As conversas precisam de um tradutor. O jovem haitiano esqueceu o Creole, a língua do seu povo.
Do outro lado da tela, na Guiana Francesa, a mãe quer saber se o filho tem sido um bom menino. Pede notícias da escola, do cotidiano.
A mãe pergunta se ele gostaria de passar o Natal com ela.
A resposta é seca:
“Não.”
A mãe quer saber por quê. De início, o filho não responde. Mas, em seguida, explica.
“Mamãe, eu quero que você passe o Natal aqui”, diz ele.
Dieula diz que gostaria, mas ainda está ilegal na Guiana Francesa e não pode sair de lá.
“Entendi”, diz.
Depois, converso com a mãe.
Fantástico: o que a senhora vai fazer quando a senhora encontrar com ele?
A mãe diz que vai abraçá-lo, beijá-lo.
“Ele quer, no íntimo, que a mãe venha pra cá e ele fique morando aqui com os amigos e traga o irmão do Haiti também”, diz o juiz.

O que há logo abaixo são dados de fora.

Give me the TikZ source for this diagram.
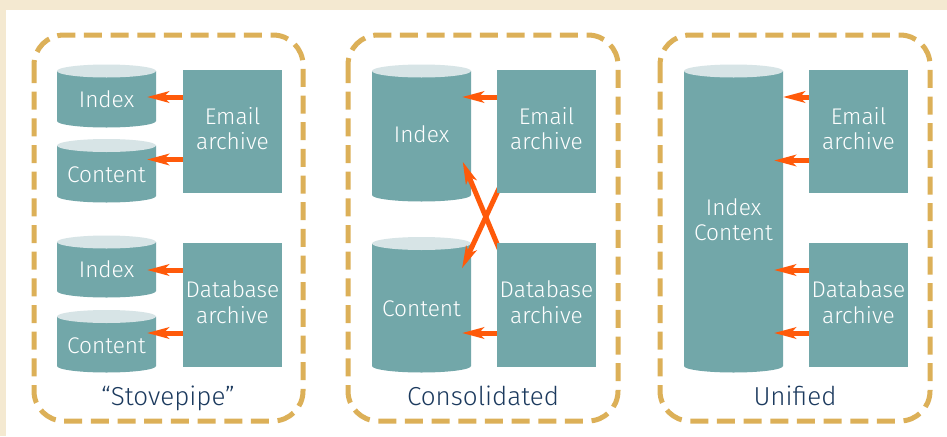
\documentclass[tikz,border=0pt]{standalone}
\usepackage{fontspec}
\setmainfont{Fira Sans Light}
\usetikzlibrary{arrows.meta,calc}
\definecolor{beige}{HTML}{F4E9D1}
\definecolor{tealc}{HTML}{72A7A9}
\definecolor{ltop}{HTML}{D7E4E6}
\definecolor{orng}{HTML}{FF5A0A}
\definecolor{gold}{HTML}{DCB058}
\definecolor{navy}{HTML}{1C3A5E}
\pgfdeclarelayer{fg}
\pgfsetlayers{main,fg}
% cylinder: #1 left x, #2 right x, #3 top ellipse centre y, #4 bottom ellipse centre y
\newcommand\dbcyl[4]{%
  \fill[tealc] (#1,#3) -- (#1,#4) arc[start angle=180,end angle=360,x radius=37.125pt,y radius=4.875pt] -- (#2,#3) -- cycle;
  \fill[ltop] ({(#1+#2)/2},#3) ellipse[x radius=37.125pt,y radius=4.875pt];}
\begin{document}
\begin{tikzpicture}[x=0.75pt,y=-0.75pt,
  archbox/.style={rectangle,fill=tealc,text=white,inner sep=0pt,minimum width=74.25pt,minimum height=92.5pt,align=center,text depth=4.5pt,font=\fontsize{17}{19.2}\selectfont},
  cyltext/.style={text=white,inner sep=0pt,align=center,font=\fontsize{17}{19.2}\selectfont},
  arr/.style={draw=orng,line width=3.75pt,-{Stealth[length=16.5pt,width=8.5pt,inset=4pt]}},
  frame/.style={draw=gold,line width=3.75pt,rounded corners=22.5pt,dash pattern=on 13.5pt off 6.5pt},
  caption/.style={text=navy,inner sep=0pt,font=\fontsize{19.5}{23}\selectfont,anchor=base}]
\useasboundingbox (0,0) rectangle (947,436);
\fill[beige] (0,0) rectangle (947,436);
\fill[white] (6,10) rectangle (947,436);

% frames
\draw[frame] (34,35) rectangle (303,421);
\draw[frame] (348,35) rectangle (618,421);
\draw[frame] (660,35) rectangle (930,421);

% cylinders
\dbcyl{57}{156}{71}{121}
\dbcyl{57}{156}{145.5}{196}
\dbcyl{57}{156}{242}{291}
\dbcyl{57}{156}{316.5}{366}
\dbcyl{372}{471}{71}{195}
\dbcyl{372}{471}{243.5}{366}
\dbcyl{684}{783}{71}{366}

\node[cyltext,anchor=base] (tidx1) at (106.5,107.3) {Index};
\node[cyltext,anchor=base] (tcon1) at (106.5,182) {Content};
\node[cyltext,anchor=base] (tidx2) at (106.5,277.7) {Index};
\node[cyltext,anchor=base] (tcon2) at (106.5,353.3) {Content};
\node[cyltext,anchor=base] (tidx3) at (421.5,142.5) {Index};
\node[cyltext,anchor=base] (tcon3) at (421.5,316) {Content};
\node[cyltext] (tuni) at (733.5,219.5) {Index\\Content};

% archive boxes
\begin{pgfonlayer}{fg}
\node[archbox] (email1) at (232.5,131.5) {Email\\archive};
\node[archbox] (db1) at (232.5,305) {Database\\archive};
\node[archbox] (email2) at (546.5,131.5) {Email\\archive};
\node[archbox] (db2) at (546.5,305) {Database\\archive};
\node[archbox] (email3) at (858.5,131.5) {Email\\archive};
\node[archbox] (db3) at (858.5,305) {Database\\archive};
\end{pgfonlayer}

% arrow tips
\coordinate (a1) at (147,97);
\coordinate (a2) at (147,159.5);
\coordinate (a3) at (147,270);
\coordinate (a4) at (147,333);
\coordinate (b1) at (462,97);
\coordinate (b2) at (462,333);
\coordinate (b3) at (462,268.3);
\coordinate (b4) at (462.7,161.7);
\coordinate (c1) at (783,97);
\coordinate (c2) at (774,160.5);
\coordinate (c3) at (774,270);
\coordinate (c4) at (774,333);

\draw[arr] (email1.west |- a1) -- (a1);
\draw[arr] (email1.west |- a2) -- (a2);
\draw[arr] (db1.west |- a3) -- (a3);
\draw[arr] (db1.west |- a4) -- (a4);
\draw[arr] (email2.west |- b1) -- (b1);
\draw[arr] (db2.west |- b2) -- (b2);
\draw[arr] ($(email2.south west)!-6pt!(b3)$) -- (b3);
\draw[arr] ($(db2.north west)!-6pt!(b4)$) -- (b4);
\draw[arr] (email3.west |- c1) -- (c1);
\draw[arr] (email3.west |- c2) -- (c2);
\draw[arr] (db3.west |- c3) -- (c3);
\draw[arr] (db3.west |- c4) -- (c4);

% captions
\node[caption] (cap1) at (168,405.5) {“Stovepipe”};
\node[caption] (cap2) at (483,405.5) {Consolidated};
\node[caption] (cap3) at (795,405.5) {Unified};
\end{tikzpicture}
\end{document}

Mas, para as autoridade brasileiras, o melhor, nesse momento, é que o menino vá morar com a mãe.
“Nós não tivemos por parte do governo francês a compreensão humanitária desta causa. O Brasil reivindica que a França acolha esse menino pra que ele possa ficar com a sua mãe, a sua família na Guiana Francesa”, diz Maria do Rosário - Ministra Chefe da Secretaria Nacional de Direitos Humanos.
O governo do Brasil estuda a possibilidade de dar ao adolescente haitiano a cidadania brasileira.
E um passaporte, como o de qualquer cidadão nascido aqui.
Assim, ele poderia entrar sem tanta dificuldade na Guiana Francesa.
São esforços que buscam encerrar uma viagem, iniciada há dois anos.
E cicatrizar as feridas, com um presente bem simples.
“Abraçar a mãe, beijar os irmãos e ter uma vida que todo menino merece: uma vida em família e em comunidade”, diz o juiz.
A embaixada da França disse ao Fantástico que a regularização da situação da mãe do jovem está sendo tratada pelo governo da Guiana Francesa. E que, por isso, a embaixada não pode comentar o caso.